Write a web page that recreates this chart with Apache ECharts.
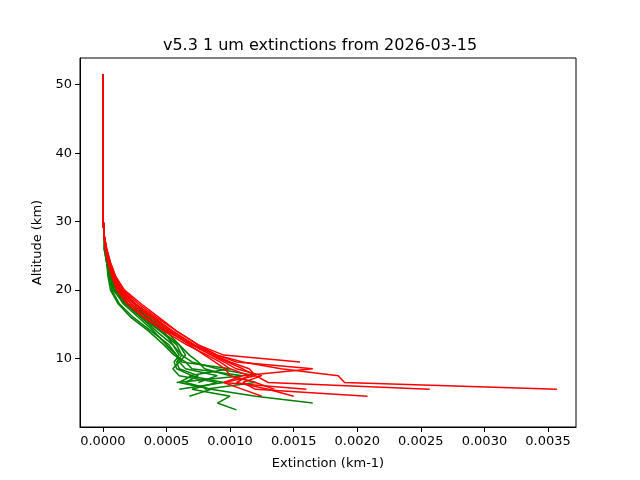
<!DOCTYPE html>
<html><head><meta charset="utf-8">
<script src="https://cdn.jsdelivr.net/npm/echarts@6/dist/echarts.min.js"></script>
</head><body style="margin:0">
<div id="chart" style="width:640px;height:480px"></div>
<script>
// altitude levels (km) shared by all profiles
var altitudes = [2.5,3.5,4.5,5.5,6.5,7.5,8.5,9.5,10.5,12,14,16,18,20,22,24,26,28,30,35,40,45,50,51.5];
var upper = [0.00001,0.000003,0.000001,0.0000005,0.0000003];
var xTicks = [0,0.0005,0.001,0.0015,0.002,0.0025,0.003,0.0035];
var yTicks = [10,20,30,40,50];
// green profiles (null = no data)
var greenProfiles = [
  [0.00105,0.00090,0.00100,0.00070,0.00090,0.00060,0.00055,0.00060,0.00058,0.00050,0.00040,0.00028,0.00016,0.00009,0.00006,0.00004,0.00002],
  [null,0.00165,0.00120,0.00085,0.00060,0.00070,0.00058,0.00056,0.00060,0.00055,0.00048,0.00035,0.00020,0.00011,0.00007,0.00004,0.00002],
  [null,null,0.00068,0.00085,0.00065,0.00075,0.00060,0.00058,0.00062,0.00058,0.00045,0.00030,0.00018,0.00010,0.00006,0.00003,0.00002],
  [null,null,null,0.00060,0.00095,0.00068,0.00100,0.00062,0.00058,0.00052,0.00038,0.00024,0.00013,0.00007,0.00005,0.00003,0.00002],
  [null,null,null,null,0.00075,0.00090,0.00065,0.00060,0.00065,0.00060,0.00050,0.00036,0.00022,0.00012,0.00007,0.00004,0.00002],
  [null,null,null,null,0.00058,0.00110,0.00070,0.00065,0.00056,0.00048,0.00036,0.00022,0.00012,0.00006,0.00004,0.00003,0.00001],
  [null,null,null,0.00080,0.00120,0.00100,0.00080,0.00075,0.00068,0.00060,0.00046,0.00032,0.00018,0.00009,0.00005,0.00003,0.00002],
  [null,null,null,null,null,0.00120,0.00090,0.00070,0.00062,0.00055,0.00042,0.00030,0.00017,0.00008,0.00005,0.00003,0.00001]
];
var redProfiles = [
  [null,null,null,0.00357,0.00190,0.00185,0.00140,0.00110,0.00090,0.00075,0.00058,0.00042,0.00028,0.00016,0.00010,0.00006,0.00003],
  [null,null,null,0.00257,0.00130,0.00120,0.00115,0.00100,0.00088,0.00072,0.00055,0.00040,0.00025,0.00014,0.00009,0.00005,0.00003],
  [null,null,0.00208,0.00120,0.00110,0.00125,0.00105,0.00095,0.00085,0.00070,0.00052,0.00038,0.00024,0.00013,0.00008,0.00005,0.00002],
  [null,null,null,null,null,null,null,0.00155,0.00095,0.00075,0.00058,0.00044,0.00030,0.00017,0.00010,0.00006,0.00003],
  [null,null,null,0.00160,0.00095,0.00110,0.00165,0.00105,0.00090,0.00072,0.00054,0.00040,0.00026,0.00015,0.00009,0.00005,0.00002],
  [null,null,0.00125,0.00110,0.00095,0.00120,0.00110,0.00098,0.00086,0.00070,0.00050,0.00034,0.00020,0.00012,0.00008,0.00005,0.00002],
  [null,null,0.00150,0.00130,0.00105,0.00115,0.00100,0.00092,0.00082,0.00066,0.00048,0.00032,0.00019,0.00011,0.00007,0.00004,0.00002],
  [null,null,null,0.00135,0.00120,0.00100,0.00096,0.00088,0.00080,0.00068,0.00052,0.00038,0.00022,0.00013,0.00008,0.00004,0.00002]
];

function toSeries(vals, color) {
  var all = vals.concat(upper.slice(0, altitudes.length - vals.length));
  while (all.length < altitudes.length) all.push(0);
  var pts = [];
  for (var i = 0; i < altitudes.length; i++) {
    if (all[i] !== null) pts.push([all[i], altitudes[i]]);
  }
  return { type: 'line', data: pts, showSymbol: false, symbol: 'none', animation: false,
    lineStyle: { color: color, width: 1.5 }, itemStyle: { color: color } };
}

var series = [];
greenProfiles.forEach(function (p) { series.push(toSeries(p, '#008000')); });
redProfiles.forEach(function (p) { series.push(toSeries(p, '#ff0000')); });

var myChart = echarts.init(document.getElementById('chart'));
var txt = { color: '#000', fontFamily: 'DejaVu Sans', fontSize: 13 };
myChart.setOption({
  animation: false,
  title: { text: 'v5.3 1 um extinctions from 2026-03-15', left: 'center', top: 33,
    textStyle: { fontFamily: 'DejaVu Sans', fontSize: 16, fontWeight: 'normal', color: '#000' } },
  grid: { left: 80, right: 64, top: 58, bottom: 53, show: true, borderColor: '#000', borderWidth: 1 },
  xAxis: { type: 'value', min: -0.00018, max: 0.00372,
    name: 'Extinction (km-1)', nameLocation: 'middle', nameGap: 30, nameTextStyle: txt,
    axisLine: { onZero: false, lineStyle: { color: '#000' } },
    axisTick: { show: true, customValues: xTicks, lineStyle: { color: '#000' } },
    splitLine: { show: false },
    axisLabel: Object.assign({ customValues: xTicks, formatter: function (v) { return v.toFixed(4); } }, txt) },
  yAxis: { type: 'value', min: 0, max: 53.9,
    name: 'Altitude (km)', nameLocation: 'middle', nameGap: 35, nameTextStyle: txt,
    axisLine: { show: true, onZero: false, lineStyle: { color: '#000' } },
    axisTick: { show: true, customValues: yTicks, lineStyle: { color: '#000' } },
    splitLine: { show: false },
    axisLabel: Object.assign({ customValues: yTicks }, txt) },
  series: series
});
</script>
</body></html>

Exercise goal
Skip every picture and transcribe the data above exactly.

Answer below
Write a web page that recreates this chart with Apache ECharts.
<!DOCTYPE html>
<html><head><meta charset="utf-8">
<script src="https://cdn.jsdelivr.net/npm/echarts@6/dist/echarts.min.js"></script>
</head><body style="margin:0">
<div id="chart" style="width:640px;height:480px"></div>
<script>
// altitude levels (km) shared by all profiles
var altitudes = [2.5,3.5,4.5,5.5,6.5,7.5,8.5,9.5,10.5,12,14,16,18,20,22,24,26,28,30,35,40,45,50,51.5];
var upper = [0.00001,0.000003,0.000001,0.0000005,0.0000003];
var xTicks = [0,0.0005,0.001,0.0015,0.002,0.0025,0.003,0.0035];
var yTicks = [10,20,30,40,50];
// green profiles (null = no data)
var greenProfiles = [
  [0.00105,0.00090,0.00100,0.00070,0.00090,0.00060,0.00055,0.00060,0.00058,0.00050,0.00040,0.00028,0.00016,0.00009,0.00006,0.00004,0.00002],
  [null,0.00165,0.00120,0.00085,0.00060,0.00070,0.00058,0.00056,0.00060,0.00055,0.00048,0.00035,0.00020,0.00011,0.00007,0.00004,0.00002],
  [null,null,0.00068,0.00085,0.00065,0.00075,0.00060,0.00058,0.00062,0.00058,0.00045,0.00030,0.00018,0.00010,0.00006,0.00003,0.00002],
  [null,null,null,0.00060,0.00095,0.00068,0.00100,0.00062,0.00058,0.00052,0.00038,0.00024,0.00013,0.00007,0.00005,0.00003,0.00002],
  [null,null,null,null,0.00075,0.00090,0.00065,0.00060,0.00065,0.00060,0.00050,0.00036,0.00022,0.00012,0.00007,0.00004,0.00002],
  [null,null,null,null,0.00058,0.00110,0.00070,0.00065,0.00056,0.00048,0.00036,0.00022,0.00012,0.00006,0.00004,0.00003,0.00001],
  [null,null,null,0.00080,0.00120,0.00100,0.00080,0.00075,0.00068,0.00060,0.00046,0.00032,0.00018,0.00009,0.00005,0.00003,0.00002],
  [null,null,null,null,null,0.00120,0.00090,0.00070,0.00062,0.00055,0.00042,0.00030,0.00017,0.00008,0.00005,0.00003,0.00001]
];
var redProfiles = [
  [null,null,null,0.00357,0.00190,0.00185,0.00140,0.00110,0.00090,0.00075,0.00058,0.00042,0.00028,0.00016,0.00010,0.00006,0.00003],
  [null,null,null,0.00257,0.00130,0.00120,0.00115,0.00100,0.00088,0.00072,0.00055,0.00040,0.00025,0.00014,0.00009,0.00005,0.00003],
  [null,null,0.00208,0.00120,0.00110,0.00125,0.00105,0.00095,0.00085,0.00070,0.00052,0.00038,0.00024,0.00013,0.00008,0.00005,0.00002],
  [null,null,null,null,null,null,null,0.00155,0.00095,0.00075,0.00058,0.00044,0.00030,0.00017,0.00010,0.00006,0.00003],
  [null,null,null,0.00160,0.00095,0.00110,0.00165,0.00105,0.00090,0.00072,0.00054,0.00040,0.00026,0.00015,0.00009,0.00005,0.00002],
  [null,null,0.00125,0.00110,0.00095,0.00120,0.00110,0.00098,0.00086,0.00070,0.00050,0.00034,0.00020,0.00012,0.00008,0.00005,0.00002],
  [null,null,0.00150,0.00130,0.00105,0.00115,0.00100,0.00092,0.00082,0.00066,0.00048,0.00032,0.00019,0.00011,0.00007,0.00004,0.00002],
  [null,null,null,0.00135,0.00120,0.00100,0.00096,0.00088,0.00080,0.00068,0.00052,0.00038,0.00022,0.00013,0.00008,0.00004,0.00002]
];

function toSeries(vals, color) {
  var all = vals.concat(upper.slice(0, altitudes.length - vals.length));
  while (all.length < altitudes.length) all.push(0);
  var pts = [];
  for (var i = 0; i < altitudes.length; i++) {
    if (all[i] !== null) pts.push([all[i], altitudes[i]]);
  }
  return { type: 'line', data: pts, showSymbol: false, symbol: 'none', animation: false,
    lineStyle: { color: color, width: 1.5 }, itemStyle: { color: color } };
}

var series = [];
greenProfiles.forEach(function (p) { series.push(toSeries(p, '#008000')); });
redProfiles.forEach(function (p) { series.push(toSeries(p, '#ff0000')); });

var myChart = echarts.init(document.getElementById('chart'));
var txt = { color: '#000', fontFamily: 'DejaVu Sans', fontSize: 13 };
myChart.setOption({
  animation: false,
  title: { text: 'v5.3 1 um extinctions from 2026-03-15', left: 'center', top: 33,
    textStyle: { fontFamily: 'DejaVu Sans', fontSize: 16, fontWeight: 'normal', color: '#000' } },
  grid: { left: 80, right: 64, top: 58, bottom: 53, show: true, borderColor: '#000', borderWidth: 1 },
  xAxis: { type: 'value', min: -0.00018, max: 0.00372,
    name: 'Extinction (km-1)', nameLocation: 'middle', nameGap: 30, nameTextStyle: txt,
    axisLine: { onZero: false, lineStyle: { color: '#000' } },
    axisTick: { show: true, customValues: xTicks, lineStyle: { color: '#000' } },
    splitLine: { show: false },
    axisLabel: Object.assign({ customValues: xTicks, formatter: function (v) { return v.toFixed(4); } }, txt) },
  yAxis: { type: 'value', min: 0, max: 53.9,
    name: 'Altitude (km)', nameLocation: 'middle', nameGap: 35, nameTextStyle: txt,
    axisLine: { show: true, onZero: false, lineStyle: { color: '#000' } },
    axisTick: { show: true, customValues: yTicks, lineStyle: { color: '#000' } },
    splitLine: { show: false },
    axisLabel: Object.assign({ customValues: yTicks }, txt) },
  series: series
});
</script>
</body></html>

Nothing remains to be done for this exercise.